(The Hosting News) – The Linux Foundation has brought some of the biggest tech companies together in an effort to prevent another bug such as Heartbleed from happening again.
The companies have joined together to each pledge $100,000 a year for the next three years to the Core Infrastructure Initiative, a group formed by the Linux Foundation, reports the New York Times.
The tech giants involved in the initiative include Amazon, Microsoft, Google, Facebook, NetApp, Rackspace, Qualcomm, VMWare, IBM, Intel, Dell, Cisco, and Fujitsu.
Money given by each company will be used to help developers work on open-source projects full time, pay for security audits, and computing and testing infrastructure.
“This is not just about the money, but the forum,” said executive director of the Linux Foundation, Jim Zemlin. “Instead of responding to a crisis retroactively, this is an opportunity to identify crucial open-source projects in advance.
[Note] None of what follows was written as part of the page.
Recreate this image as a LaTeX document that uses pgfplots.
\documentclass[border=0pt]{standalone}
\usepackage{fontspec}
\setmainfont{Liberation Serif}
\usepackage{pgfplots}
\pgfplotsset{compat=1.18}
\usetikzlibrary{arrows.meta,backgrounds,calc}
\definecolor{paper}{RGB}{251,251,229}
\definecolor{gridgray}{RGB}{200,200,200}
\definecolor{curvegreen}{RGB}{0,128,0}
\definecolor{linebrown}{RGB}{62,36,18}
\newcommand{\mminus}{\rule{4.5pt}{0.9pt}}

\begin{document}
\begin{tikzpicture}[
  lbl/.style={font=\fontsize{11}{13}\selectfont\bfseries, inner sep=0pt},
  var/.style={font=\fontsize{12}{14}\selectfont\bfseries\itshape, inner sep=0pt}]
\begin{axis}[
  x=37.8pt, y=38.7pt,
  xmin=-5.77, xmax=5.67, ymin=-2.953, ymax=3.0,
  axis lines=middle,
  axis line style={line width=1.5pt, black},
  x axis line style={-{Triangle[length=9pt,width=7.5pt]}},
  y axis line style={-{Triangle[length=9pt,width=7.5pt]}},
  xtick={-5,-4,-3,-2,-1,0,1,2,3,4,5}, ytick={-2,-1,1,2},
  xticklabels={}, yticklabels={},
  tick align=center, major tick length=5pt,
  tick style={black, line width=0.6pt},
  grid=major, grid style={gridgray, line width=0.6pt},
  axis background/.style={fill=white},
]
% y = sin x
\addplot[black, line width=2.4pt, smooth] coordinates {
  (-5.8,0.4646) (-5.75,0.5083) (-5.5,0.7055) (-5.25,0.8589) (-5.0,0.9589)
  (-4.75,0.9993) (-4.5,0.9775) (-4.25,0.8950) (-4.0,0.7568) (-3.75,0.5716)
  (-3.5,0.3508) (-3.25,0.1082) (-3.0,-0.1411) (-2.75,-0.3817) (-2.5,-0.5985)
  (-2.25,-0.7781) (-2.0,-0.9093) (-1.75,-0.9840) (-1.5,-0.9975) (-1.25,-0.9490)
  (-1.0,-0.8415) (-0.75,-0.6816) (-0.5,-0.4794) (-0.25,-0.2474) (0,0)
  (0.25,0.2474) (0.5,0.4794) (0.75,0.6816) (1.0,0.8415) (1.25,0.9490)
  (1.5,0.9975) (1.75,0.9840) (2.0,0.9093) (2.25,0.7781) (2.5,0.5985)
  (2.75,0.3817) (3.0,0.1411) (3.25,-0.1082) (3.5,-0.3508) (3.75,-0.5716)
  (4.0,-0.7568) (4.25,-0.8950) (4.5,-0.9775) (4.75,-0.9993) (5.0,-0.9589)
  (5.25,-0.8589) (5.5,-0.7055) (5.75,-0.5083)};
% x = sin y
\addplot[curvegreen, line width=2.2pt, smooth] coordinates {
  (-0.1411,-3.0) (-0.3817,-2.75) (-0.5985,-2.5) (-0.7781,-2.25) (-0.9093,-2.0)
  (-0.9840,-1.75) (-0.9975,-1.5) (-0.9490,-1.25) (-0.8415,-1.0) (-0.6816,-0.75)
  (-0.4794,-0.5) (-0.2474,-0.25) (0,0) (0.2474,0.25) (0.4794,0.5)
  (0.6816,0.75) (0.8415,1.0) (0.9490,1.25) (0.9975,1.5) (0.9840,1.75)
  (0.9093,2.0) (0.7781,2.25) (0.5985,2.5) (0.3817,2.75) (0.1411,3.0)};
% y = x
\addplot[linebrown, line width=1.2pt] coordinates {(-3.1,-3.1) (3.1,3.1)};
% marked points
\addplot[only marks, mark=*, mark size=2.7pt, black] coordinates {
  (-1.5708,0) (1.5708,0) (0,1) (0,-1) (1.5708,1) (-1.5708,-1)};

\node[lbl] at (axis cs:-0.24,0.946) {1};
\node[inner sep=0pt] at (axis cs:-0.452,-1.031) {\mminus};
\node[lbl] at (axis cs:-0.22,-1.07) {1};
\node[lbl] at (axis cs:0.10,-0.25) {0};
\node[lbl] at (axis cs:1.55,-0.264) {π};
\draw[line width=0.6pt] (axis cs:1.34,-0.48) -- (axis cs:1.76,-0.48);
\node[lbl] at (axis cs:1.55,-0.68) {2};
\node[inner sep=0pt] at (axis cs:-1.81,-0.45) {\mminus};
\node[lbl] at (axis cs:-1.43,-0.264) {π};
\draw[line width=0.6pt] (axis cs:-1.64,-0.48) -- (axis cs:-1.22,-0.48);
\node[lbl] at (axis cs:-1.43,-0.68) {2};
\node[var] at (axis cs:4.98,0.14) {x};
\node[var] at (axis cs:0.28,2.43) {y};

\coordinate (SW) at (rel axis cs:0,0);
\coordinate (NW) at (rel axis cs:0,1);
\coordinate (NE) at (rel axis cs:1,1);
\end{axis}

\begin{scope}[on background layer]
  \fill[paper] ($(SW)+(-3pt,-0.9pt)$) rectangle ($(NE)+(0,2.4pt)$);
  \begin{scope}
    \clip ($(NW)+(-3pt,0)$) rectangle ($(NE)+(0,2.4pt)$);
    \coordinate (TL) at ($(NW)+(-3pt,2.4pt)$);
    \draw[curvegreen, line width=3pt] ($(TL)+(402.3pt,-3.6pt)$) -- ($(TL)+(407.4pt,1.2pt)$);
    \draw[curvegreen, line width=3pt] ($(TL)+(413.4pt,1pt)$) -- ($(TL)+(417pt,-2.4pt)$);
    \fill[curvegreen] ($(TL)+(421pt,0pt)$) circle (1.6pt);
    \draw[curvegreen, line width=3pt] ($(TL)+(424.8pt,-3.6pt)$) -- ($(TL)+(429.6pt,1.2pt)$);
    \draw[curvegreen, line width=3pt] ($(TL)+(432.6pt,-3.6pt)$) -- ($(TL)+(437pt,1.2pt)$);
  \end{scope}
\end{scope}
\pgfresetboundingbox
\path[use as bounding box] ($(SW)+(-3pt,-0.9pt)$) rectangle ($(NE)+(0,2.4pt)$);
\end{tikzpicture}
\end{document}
Right now, nobody is having that conversation, and it’s an important conversation to have.”
The Core Infrastructure Initiative will start with OpenSSL, which was where researchers discovered the security flaw two weeks ago. More than two thirds of Internet servers use the OpenSSL encryption tool that is managed by only a small volunteer staff and one full-time developer.
In the past two weeks, numerous groups dedicated to funding security audits for open source software has been formed. For example, OpenBSD has raised $17,000 in donations to fund these audits in order to find and fix future security flaws.